Böyle zamanlar pireye kızıp yorgan yakma zamanı değildir. Kira, maaş ,fatura… vs birçok maddi yükü göğüslemeye çalışan namuslu esnafı, üreticiyi fırsatçılardan ayırt etmeliyiz. Şahsi, ticari, siyasi amaçlarla düşünmekten ve tepkiler vermekten kaçınmalıyız.

İhtiyaç ürünlerimizi tedarik etmeye çalışırken aklıselim davranmalı, zaten artmış olan talebi panik yaparak iyice arttırmamalıyız.

Güvenilir esnafı, üreticiyi desteklemezsek gerçek fırsatçıların ekmeğine yağ süreriz. Merdiven altı sahte ürünler “fırsatçılarla mücadele” reklamlarıyla evlerimize dolar.

Bu süreçle ilgili devletin ve konu uzmanlarının önerilerine, kurallarına uymalıyız. Zaman ulü'l-emre uyma zamanıdır. Fırsatçılık, linç gibi durumlarda kendimizi sosyal medyanın akışına bırakmamalı, öncelikle ehil olan hüküm sahiplerine yani kurumlara iletmeliyiz.

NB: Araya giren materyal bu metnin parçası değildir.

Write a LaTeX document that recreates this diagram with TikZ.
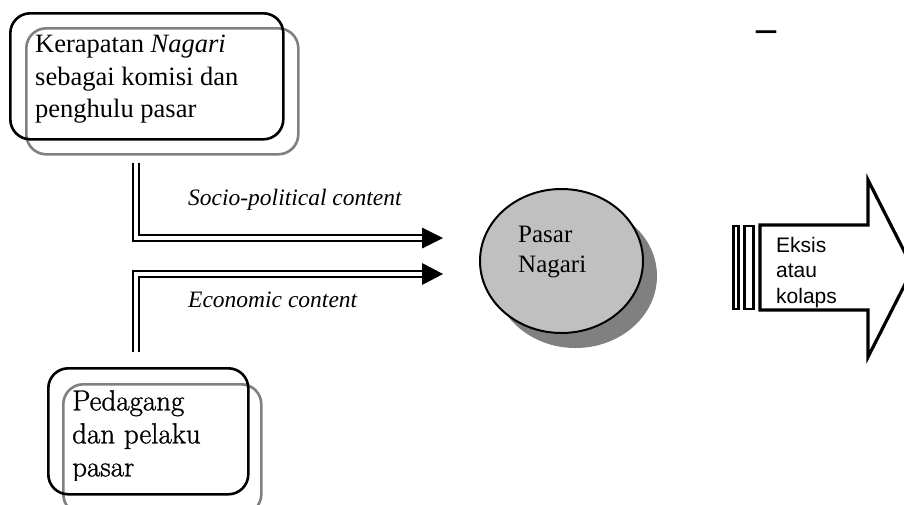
\documentclass[tikz,border=0pt]{standalone}
\usepackage{fontspec}
\setmainfont{Liberation Serif}
\newfontfamily\lmfont[FakeBold=1]{Latin Modern Roman}
\newfontfamily\arialfont{Liberation Sans}
\usetikzlibrary{shapes.geometric,shadows}
\definecolor{boxgray}{HTML}{808080}
\definecolor{ellfill}{HTML}{C0C0C0}
\definecolor{shadowgray}{HTML}{808080}
\tikzset{
  frontbox/.style={draw=black, line width=2.6pt, rounded corners=20pt, anchor=north west, inner sep=0pt},
  backbox/.style={draw=boxgray, line width=2.6pt, rounded corners=20pt, anchor=north west, inner sep=0pt},
  dline/.style={draw=black, double=white, line width=2pt, double distance=3.6pt, line join=miter},
  tiphead/.style={fill=black},
  boxtext/.style={anchor=north west, inner sep=0pt, align=left},
  flowtext/.style={anchor=base west, inner sep=0pt, font=\fontsize{23.5}{28}\selectfont\itshape},
  bigarrow/.style={draw=black, line width=3.2pt, line join=miter},
  barbox/.style={draw=black, line width=2.6pt}
}
\begin{document}
\begin{tikzpicture}[x=1pt,y=-1pt]
\useasboundingbox (0,0) rectangle (904,504);
\clip (0,0) rectangle (904,504);
\fill[white] (0,0) rectangle (904,504);

% top box
\node[backbox, minimum width=272pt, minimum height=126pt] (topback) at (25,27) {};
\node[frontbox, minimum width=273pt, minimum height=126pt] (topfront) at (9,12) {};
\node[boxtext, font=\fontsize{26.5}{32.5}\selectfont] (toptext) at (35,35)
  {Kerapatan \textit{Nagari}\\sebagai komisi dan\\penghulu pasar};

% bottom box
\node[backbox, minimum width=198pt, minimum height=130pt] (botback) at (62,383) {};
\node[frontbox, minimum width=200pt, minimum height=126pt] (botfront) at (47,367) {};
\begin{scope}
  \clip (47,367) rectangle (247,480);
  \node[boxtext, font=\lmfont\fontsize{29}{33}\selectfont] (bottext) at (72,390)
    {Pedagang\\dan pelaku\\pasar};
\end{scope}

% connectors
\coordinate (topstart) at (136,163);
\coordinate (topcorner) at (136,238);
\coordinate (topend) at (422,238);
\coordinate (botstart) at (136,352);
\coordinate (botcorner) at (136,274);
\coordinate (botend) at (422,274);
\draw[dline] (topstart) -- (topcorner) -- (topend);
\draw[dline] (botstart) -- (botcorner) -- (botend);
\fill[tiphead] (422,227.5) -- (443,238) -- (422,248.5) -- cycle;
\fill[tiphead] (422,263) -- (443,274) -- (422,285) -- cycle;
\node[flowtext] (socio) at (188,205) {Socio-political content};
\node[flowtext] (econ) at (188,307) {Economic content};

% Pasar Nagari ellipse
\node[ellipse, draw=black, line width=2pt, fill=ellfill, minimum width=163pt, minimum height=144pt, inner sep=0pt,
  drop shadow={shadow xshift=14pt, shadow yshift=-15pt, fill=shadowgray, opacity=1}] (pasar) at (561.5,261) {};
\node[boxtext, font=\fontsize{25}{30}\selectfont] (pasartext) at (518,225.5) {Pasar\\Nagari};

% right arrow
\draw[barbox] (733.5,226) rectangle (738.5,309);
\draw[barbox] (744.5,226) rectangle (753.5,309);
\draw[bigarrow] (760,225) -- (868,225) -- (868,180) -- (913,268.5) -- (868,357) -- (868,310) -- (760,310) -- cycle;
\node[boxtext, font=\arialfont\fontsize{21}{25.5}\selectfont] (eksis) at (776,237) {Eksis\\atau\\kolaps};

% dash
\node[anchor=base, inner sep=0pt, font=\fontsize{40}{40}\selectfont\bfseries] (dash) at (766,41) {–};
\end{tikzpicture}
\end{document}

Tüm dünyayı etkileyen bu krizi elbette aşacağız. Önemli olan mücadelemizi; birbirimizi, masum kitleleri kırmadan, üzmeden kenetlenerek yapmaktır. Kendimizin, devletimizin, çevremizin bu tip olağanüstü durumlara karşı olan eksikliklerini telafi etmeye çalışmalıyız zira Allah’ın izniyle bu eksiklikleri tartışmak için, ders çıkarmak için çok vaktimiz olacaktır” dedi.